From Hilton Head, Dennett took a one-hour trip by packet boat to Beaufort, and then went over to St Helena Island. And on St Helena he talked with former slaves (called Freedman) as well as a just-arrived northerner entrepreneur who was attempting to cultivate cotton.
“To them (Freedman) he proposed that they should work for him for wages in money; they proposed that he should give them half the crop as their wages, which he refused to do.”
The Freedmen relied on Order No. 8 from General Saxton that specified that anyone working ‘shares’ should get one-half of the cotton raised.
While this dispute was under way the former slaves had moved back into their homes on the plantation, and now the new owner demanded that they leave these homes or sign his contract.
“The threat alone was sufficient, and the signatures of the laborers were at once given.”
But the just arrived planter discovered their were other problems — a summer drought and an August invasion of caterpillars “made for a very unsatisfactory result.”

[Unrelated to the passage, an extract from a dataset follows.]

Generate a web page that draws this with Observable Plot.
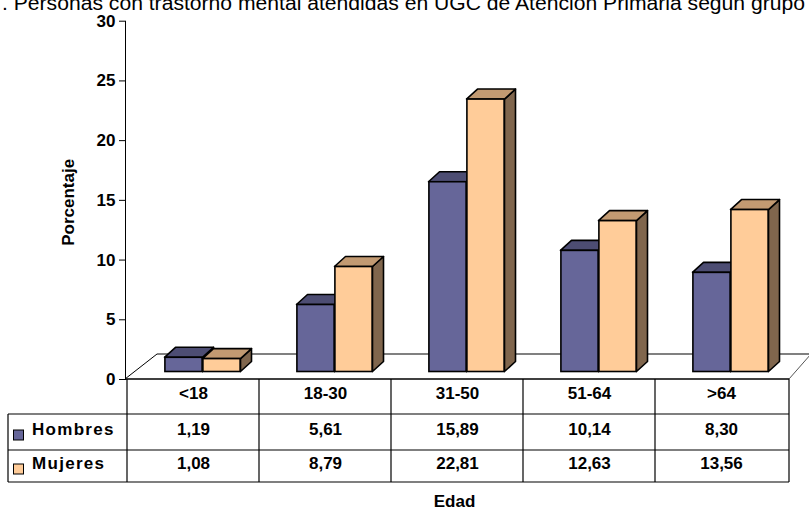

In addition to natural setbacks, the Freedman did not want to go into the marshes and collect mud and marsh grass and use this mixture to fertilize the cotton fields.
According to another northern planter, “The collection of marsh grass and marsh mud for manure is a branch of farm work comparatively disagreeable, and the Negroes will not undertake it except at a price which is altogether exorbitant.”
While all of these factors reduced cotton production on St Helena, the Freedman’s Bureau was subdividing the large plantations and selling small tracts, 5- and 10-acre parcels, to the former slaves for $5 an acre.
When the Freedman got their piece of land, they also got a measure of independence. They could grow corn, sweet potatoes and string beans and not be wholly dependent on their employer. They didn’t like hauling mud out of the marshes and now, for the first time, they could say “no.”
“The gentleman who carried on this plantation was of the opinion that before cotton-raising in the Sea Islands could become either a profitable or pleasant occupation it would be necessary to make a complete change in the system of labor. The fault of the present plan lay in the fact that the employer had no control over his laborers. They worked when they pleased and at what they pleased and only so long as they pleased. It was a fault that made the system almost unendurable.”
Cotton, as a crop, did not immediately leave Beaufort County but it began its migration to Texas and California where large tract, mechanically assisted farming made it profitable. Eventually the Boll Weevil arrived and forever ended the dominance of long staple, Sea Island cotton as a local export. These days India and China outproduce Texas, California, Mississippi and Arizona.
After leaving Beaufort, Dennett traveled west to Louisiana, sharing railroad carriages with penniless planters, former slaves and former Confederate soldiers. He eventually sent 36 articles back to The Nation. He worked as an editor for The Nation until shortly before his death in 1874.